Addy, too, was in the school, and her mom, Summer Roberts, after hearing that the school had been destroyed, had run across fields and forded a creek turned swollen torrent to find that Addyson's teacher, Teri Veach, had shuttled the children into a bathroom, and then led them to a nearby church.

Being 7 and proud, Addyson claimed, strawberry in hand, "I wasn't scared a bit."

"Dad was crying and I just kept telling him, 'I'm OK, I'm OK, I'm OK.'"

Strawberry gone.

Matt Leake, a Moore local whose home was damaged but not totaled, and whose truck was still gunk-sprayed with the telltale tornado spit, drove to the local Home Depot, where hundreds had brought water, diapers, and canned goods, and where pit smoke hung heavy over rumbling diesel Chevys and Fords.

A reporter jumped aboard, and soon three strangers – the wine shop crew – materialized in the bed of the truck, which began rumbling onto 19th Street and then Telephone Street, offering vittles and water.

Dennis Camper, a power company lineman, accepted happily as he pulled what could be saved from his wrecked home.

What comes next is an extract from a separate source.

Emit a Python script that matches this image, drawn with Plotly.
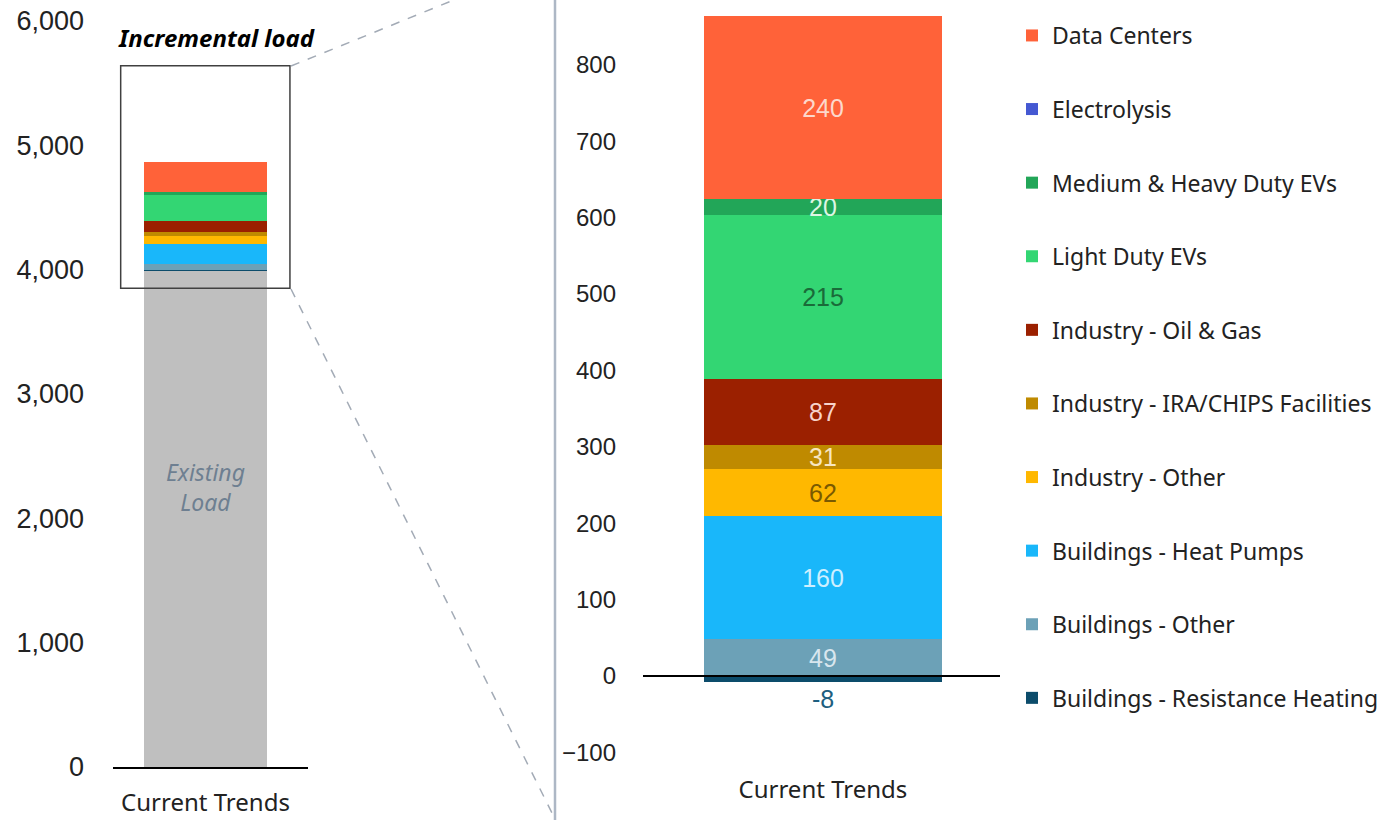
import plotly.graph_objects as go

# ---------------- data ----------------
categories = ["Current Trends"]
existing_load = [4000]

# stacked from bottom to top
series_names = [
    "Buildings - Resistance Heating",
    "Buildings - Other",
    "Buildings - Heat Pumps",
    "Industry - Other",
    "Industry - IRA/CHIPS Facilities",
    "Industry - Oil & Gas",
    "Light Duty EVs",
    "Medium & Heavy Duty EVs",
    "Electrolysis",
    "Data Centers",
]
series_values = [-8, 49, 160, 62, 31, 87, 215, 20, 0, 240]
series_colors = [
    "#0C4C6B", "#6CA1B7", "#19B7FA", "#FFB800", "#BF8A00",
    "#9B2000", "#33D673", "#22A658", "#4458D2", "#FF6239",
]
label_colors = [
    "#1E5F80", "#D8E6EE", "#CDEFFF", "#7A5A00", "#F7E6C2",
    "#F7D2CA", "#1A6B39", "#DDF6E4", "#FFFFFF", "#FCD8CC",
]
left_ticks = [0, 1000, 2000, 3000, 4000, 5000, 6000]
right_ticks = [-100, 0, 100, 200, 300, 400, 500, 600, 700, 800]
zoom_window = [3850, 5640]

W, H = 1381, 820


def px_x(p):
    return p / W


def px_y(p):
    return 1 - p / H


fig = go.Figure()

# ---------------- left: full load ----------------
neg_total = sum(v for v in series_values if v < 0)
fig.add_trace(go.Bar(
    x=categories, y=[existing_load[0] + neg_total], base=[0], width=0.631,
    marker=dict(color="#BFBFBF", line=dict(width=0)),
    showlegend=False, xaxis="x", yaxis="y", name="Existing Load",
))
pos_cum = 0
neg_cum = 0
for name, v, c in zip(series_names, series_values, series_colors):
    if v >= 0:
        base = existing_load[0] + pos_cum
        pos_cum += v
        y = v
    else:
        base = existing_load[0] + neg_total + neg_cum
        neg_cum += -v
        y = -v
    fig.add_trace(go.Bar(
        x=categories, y=[y], base=[base], width=0.631,
        marker=dict(color=c, line=dict(width=0)),
        showlegend=False, xaxis="x", yaxis="y", name=name,
    ))

# ---------------- right: incremental load ----------------
pos_cum = 0
neg_cum = 0
n = len(series_names)
for i, (name, v, c, lc) in enumerate(zip(series_names, series_values, series_colors, label_colors)):
    if v >= 0:
        base = pos_cum
        pos_cum += v
    else:
        base = neg_cum
        neg_cum += v
    fig.add_trace(go.Bar(
        x=categories, y=[v], base=[base], width=0.667,
        marker=dict(color=c, line=dict(width=0)),
        text=[str(v)] if v != 0 else [""],
        textposition="outside" if v < 0 else "inside",
        insidetextanchor="middle",
        textangle=0,
        constraintext="none",
        cliponaxis=False,
        textfont=dict(family="Liberation Sans, Arial, sans-serif", size=25, color=lc),
        name=name, legendgroup=name, legendrank=n - i, showlegend=True,
        xaxis="x2", yaxis="y2",
    ))

tick_font_l = dict(family="Liberation Sans, Arial, sans-serif", size=27, color="#222222")
tick_font_r = dict(family="Liberation Sans, Arial, sans-serif", size=24, color="#222222")
cat_font = dict(family="Noto Sans, sans-serif", size=24, color="#222222")

fig.update_layout(
    width=W, height=H,
    margin=dict(l=0, r=0, t=0, b=0, autoexpand=False),
    paper_bgcolor="white", plot_bgcolor="white",
    barmode="overlay",
    bargap=0,
    legend=dict(
        x=px_x(1012), xanchor="left",
        y=px_y(14), yanchor="top",
        font=dict(family="Noto Sans, sans-serif", size=23, color="#222222"),
        traceorder="grouped",
        tracegroupgap=40.7,
        bgcolor="rgba(0,0,0,0)",
    ),
    xaxis=dict(
        domain=[px_x(113), px_x(308)], anchor="y", automargin=False,
        type="category", range=[-0.4744, 0.5256],
        showline=True, linecolor="black", linewidth=2,
        ticks="", showgrid=False, zeroline=False,
        tickfont=cat_font, ticklabelstandoff=13,
    ),
    yaxis=dict(
        domain=[(H - 767) / H, 1], anchor="x", automargin=False,
        range=[0, 767 / 0.12433],
        tickvals=left_ticks, tickformat=",",
        showgrid=False, zeroline=False, showline=False, ticks="",
        tickfont=tick_font_l, ticklabelstandoff=28,
    ),
    xaxis2=dict(
        domain=[px_x(643), px_x(1000)], anchor="y2", automargin=False,
        type="category", range=[-0.504, 0.496],
        showline=False, ticks="", showgrid=False, zeroline=False,
        tickfont=cat_font, ticklabelstandoff=8,
    ),
    yaxis2=dict(
        domain=[(H - 765) / H, 1], anchor="x2", automargin=False,
        range=[-(765 - 676) / 0.764, 676 / 0.764],
        tickvals=right_ticks,
        showgrid=False, zeroline=False, showline=False, ticks="",
        tickfont=tick_font_r, ticklabelstandoff=26,
    ),
)

shapes = [
    # zoom rectangle on the left chart
    dict(type="rect", xref="x", yref="y", x0=-0.435, x1=0.433,
         y0=zoom_window[0], y1=zoom_window[1],
         line=dict(color="#404040", width=1.5), fillcolor="rgba(0,0,0,0)", layer="above"),
    # dashed connectors
    dict(type="line", xref="paper", yref="paper",
         x0=px_x(291), y0=px_y(66), x1=px_x(555), y1=px_y(-41),
         line=dict(color="#A3ABB6", width=1.5, dash="dash")),
    dict(type="line", xref="paper", yref="paper",
         x0=px_x(291), y0=px_y(289), x1=px_x(553), y1=px_y(815),
         line=dict(color="#A3ABB6", width=1.5, dash="dash")),
    # separator
    dict(type="line", xref="paper", yref="paper",
         x0=px_x(555), y0=0, x1=px_x(555), y1=1,
         line=dict(color="#ADB7C5", width=2.5)),
    # zero line on right chart
    dict(type="line", xref="x2 domain", yref="y2", x0=0, x1=1, y0=0, y1=0,
         line=dict(color="black", width=2), layer="above"),
]
fig.update_layout(shapes=shapes)

fig.add_annotation(
    text="<b><i>Incremental load</i></b>", xref="paper", yref="paper",
    x=px_x(116), y=px_y(37), xanchor="left", yanchor="middle", showarrow=False,
    font=dict(family="Noto Sans, sans-serif", size=24, color="black"),
)
fig.add_annotation(
    text="<i>Existing<br>Load</i>", xref="x", yref="y",
    x=0, y=2250, xanchor="center", yanchor="middle", showarrow=False,
    font=dict(family="Noto Sans, sans-serif", size=23, color="#6E7F91"),
)

fig.write_html("out.html")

An ex-military man, Mr. Camper says he returned home only to find a church group busy cleaning his yard. "I don't know you," he says he yelled to the folks, "but I like you!"

With Tinker Air Force Base, just up the interstate, a popular commuting destination, Moore might be called middle-class, might be called working-class, but nevertheless a class aspiring to cookie-cutter tract homes, many with tornado shelters built into the ground beneath garages.

An Oklahoman, for the most part, yawns in the face of tornado warnings. After all, this is a place where rooftop twister-watching is a spectator sport, commenced as the tornado sirens blow their rude and routine song.

But even in that respect, Moore has a particularly steely view of tornadoes. It is, after all, the place where the highest ground wind ever recorded – more than 300 miles per hour, handily besting Mount Washington's northern New Hampshire gusts – blew homes and businesses apart in 1999. Some who rebuilt in 1999 are rebuilding again in 2013.

This time, many survivors and victims did not see the tornado. It charged through a curtain of rain, sudden and terrifying, mowing a 1.3-mile swatch into neighborhoods, across Interstate 35, and on up into Moore proper. Videos of its immense girth brought the US to a collective gasp.

The seven schoolchildren gone – after hiding unsuccessfully under their desks, as Addy Roberts recounts – serve as the most terrible reminder of the massive tornado's brutality. Yet a death total that at one point grew to 91 dropped to 24 due to accidental double counting by the state coroner's office.

That reduced toll was but one blessing among thousands counted as the cleanup in Moore began Tuesday, hesitantly at first, then with a swelling force.

On that day, strangers rode on the backs of trucks through the bruised streets of Moore, shouting, "Water? Gatorade? Fruit?" And upon each wave goodbye, a "bless you."